I usually do my felting on a lovely small washboard, but I lent it to my sister at Christmas, so I got creative. I felted the handle using a cake rack (rubbing it up and down across the wires), a vegetable scrub brush, bubble wrap (a bit more delicate than what I tend to use to convince my wools to shrink up), a wire mesh colander, and lots of alternating hot hot hot water and cold water and soap. It worked.It's cold here. Not nearly as cold as friends further north are experiencing (brrrr-- 16 below!!). We're between 10 and 20F most days, which really isn't too awful. We've had some sun, which has been nice.

On Sunday we went out to the Illinois State Gallery in Lockport to view their current exhibit, The Leaf and the Page. It features artists inspired by nature. Just outside of the gallery, we found a more natural artistry--amazing frosted windows. Most were etched in incredible overall patterns, like acanthus leaves. This is the only one I was able to capture without background reflections, and it was the least impressive window (there were five). The reflections are the curse of the digital camera--hubby went back the next day with a real camera to get good images. We were awestruck and amazed by the frost patterns.A last Christmas shot--on our trip we visited Birdhaven greenhouse in Joliet and their poinsettia display was just finishing up. I think these would make a lovely holiday greeting card.

Friday, January 1, 2010

back to stitching

These two towels are gifts for friends. They are Aunt Martha's iron on designs from Jo-Ann's and they worked wonderfully and washed out completely. Both are stitched with floche, a fiber I love to use. The majority of the designs are done in stem stitch with some straight stitches, French knots, and lazy daisies thrown in.

I had a baggie of floche in my stash that I'd either purchased or won. It was a set of colors with two greens, red, two oranges, yellow and beige. I have no idea where or when I acquired it but it was perfect for these designs. I used all of the colors except for the beige.

I have two more towels with designs ironed on ready to go. One is in this vegetable series: green beans.

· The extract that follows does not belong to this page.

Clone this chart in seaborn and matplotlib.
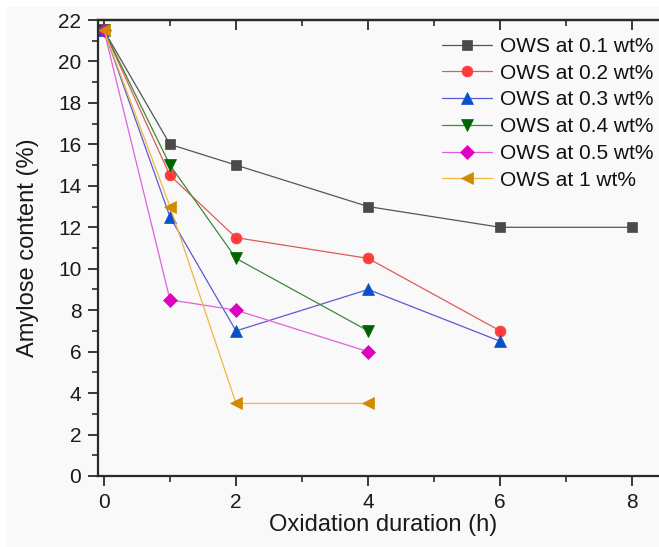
import matplotlib
matplotlib.use("Agg")
import matplotlib.pyplot as plt
import seaborn as sns
import pandas as pd
from matplotlib.ticker import MultipleLocator
from matplotlib.patches import Rectangle

sns.set_style("ticks")
plt.rcParams['font.family'] = ['Liberation Sans', 'DejaVu Sans']

labels = ["OWS at 0.1 wt%", "OWS at 0.2 wt%", "OWS at 0.3 wt%",
          "OWS at 0.4 wt%", "OWS at 0.5 wt%", "OWS at 1 wt%"]
x_01 = [0, 1, 2, 4, 6, 8]
y_01 = [21.5, 16, 15, 13, 12, 12]
x_02 = [0, 1, 2, 4, 6]
y_02 = [21.5, 14.5, 11.5, 10.5, 7]
x_03 = [0, 1, 2, 4, 6]
y_03 = [21.5, 12.5, 7, 9, 6.5]
x_04 = [0, 1, 2, 4]
y_04 = [21.5, 15, 10.5, 7]
x_05 = [0, 1, 2, 4]
y_05 = [21.5, 8.5, 8, 6]
x_1 = [0, 1, 2, 4]
y_1 = [21.5, 13, 3.5, 3.5]

xs = [x_01, x_02, x_03, x_04, x_05, x_1]
ys = [y_01, y_02, y_03, y_04, y_05, y_1]
marker_colors = ["#4a4a4a", "#ff3c3c", "#0a50c8", "#006400", "#e000c0", "#d08a00"]
line_colors = ["#555555", "#e05a5a", "#5a5ad0", "#3a8a3a", "#e060e0", "#f0b840"]
markers = ["s", "o", "^", "v", "D", "<"]
msizes = [7.2, 7.8, 9.2, 9.2, 6.8, 9.2]

bg = "#f9f9f9"
fig = plt.figure(figsize=(6.59, 5.47), dpi=100, facecolor="white")
fig.patches.append(Rectangle((7 / 659, 0), 1, 540 / 547, transform=fig.transFigure,
                             facecolor=bg, edgecolor="none", zorder=-10))
ax = fig.add_axes([0.1487, 0.1298, 0.866, 0.8336])
ax.set_facecolor(bg)

for x, y, lab, mc, lc, m, ms in zip(xs, ys, labels, marker_colors, line_colors, markers, msizes):
    df = pd.DataFrame({"x": x, "y": y})
    sns.lineplot(data=df, x="x", y="y", ax=ax, color=lc, linewidth=0.9,
                 marker=m, markersize=ms, markerfacecolor=mc,
                 markeredgecolor=mc, markeredgewidth=0.5, label=lab)

ax.set_xlim(-0.09, 8.55)
ax.set_ylim(0, 22)
ax.xaxis.set_major_locator(MultipleLocator(2))
ax.xaxis.set_minor_locator(MultipleLocator(1))
ax.yaxis.set_major_locator(MultipleLocator(2))
ax.yaxis.set_minor_locator(MultipleLocator(1))

sc = "#2a2a2a"
for s in ax.spines.values():
    s.set_linewidth(1.6)
    s.set_color(sc)

ax.tick_params(axis="both", which="major", direction="out", length=7, width=1.3,
               labelsize=15, colors=sc, labelcolor="#1a1a1a", pad=5)
ax.tick_params(axis="both", which="minor", direction="out", length=4, width=1.2, colors=sc)
sec_x = ax.secondary_xaxis("top")
sec_x.xaxis.set_major_locator(MultipleLocator(2))
sec_x.xaxis.set_minor_locator(MultipleLocator(1))
sec_x.tick_params(which="major", direction="in", length=7, width=1.3, labeltop=False, colors=sc)
sec_x.tick_params(which="minor", direction="in", length=4, width=1.2, colors=sc)
sec_x.spines["top"].set_linewidth(1.6)
sec_x.spines["top"].set_color(sc)
sec_y = ax.secondary_yaxis("right")
sec_y.yaxis.set_major_locator(MultipleLocator(2))
sec_y.yaxis.set_minor_locator(MultipleLocator(1))
sec_y.tick_params(which="major", direction="in", length=7, width=1.3, labelright=False, colors=sc)
sec_y.tick_params(which="minor", direction="in", length=4, width=1.2, colors=sc)
ax.tick_params(top=False, right=False, which="both")

ax.set_xlabel("Oxidation duration (h)", fontsize=17, color="#1a1a1a", labelpad=2)
ax.set_ylabel("Amylose content (%)", fontsize=17, color="#1a1a1a", labelpad=14)

leg = ax.legend(loc="upper right", bbox_to_anchor=(0.995, 0.99), frameon=False,
                fontsize=15, handlelength=2.4, labelspacing=0.37, handletextpad=0.4,
                borderaxespad=0.2)
for t in leg.get_texts():
    t.set_color("#111111")

fig.savefig("out.png", dpi=100, facecolor="white")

I think I'm going to use floss for it, perhaps an overdyed green. The other is a blue-and-white striped towel. A teapot design is on it. At first I was going to stitch the pot, ignoring the stripes, but the design transfer is the same color as the stripe and I've been debating stitching the design only on the white stripes, leaving the blue stripes blank--so it looks like the teapot is peeping out from behind. It's set aside while I think about it.I began a new project from my stash last weekend. The three crewel kits below are from Australia and by Lorraine's on Capri (they don't have a website). The colors are bad on these scans of the photos that came with the pieces. I began this pincushion over the weekend and am about halfway done. (I'm staying up way to late at night to stitch!) The background is greenish and the central flower is bright pink. The red stem and yellow leaves are the only colors close to what they should be. Once it's done I'll get better pics.These next two projects are ready to go. The colors on the needlebook are closer to those in the magazine and kit. These are unusual colors for crewel projects and are what had me interested in them. This project was featured in Australian Embroidery and Cross Stitch magazine a few years ago. (You can see some of the issues here atErica's.) They're stitched on hand-dyed doctor's flannel with Appleton wools. The wool fabrics in the kit aren't as mottled as those in the magazine and the photos. I love the concept, but I'll have to dye my own. The scissors case below is more traditional. The kit includes the strawberry fob. All of the designs are finished with cording made from silk threads included in the kits. I've been keeping track of the projects I completed this year over on Flickr, in Finished in 2009. It's a new way for me to keep a record and I like it. I've found out I can import the images to Snapfish and make them up into a little book. I may need to do that!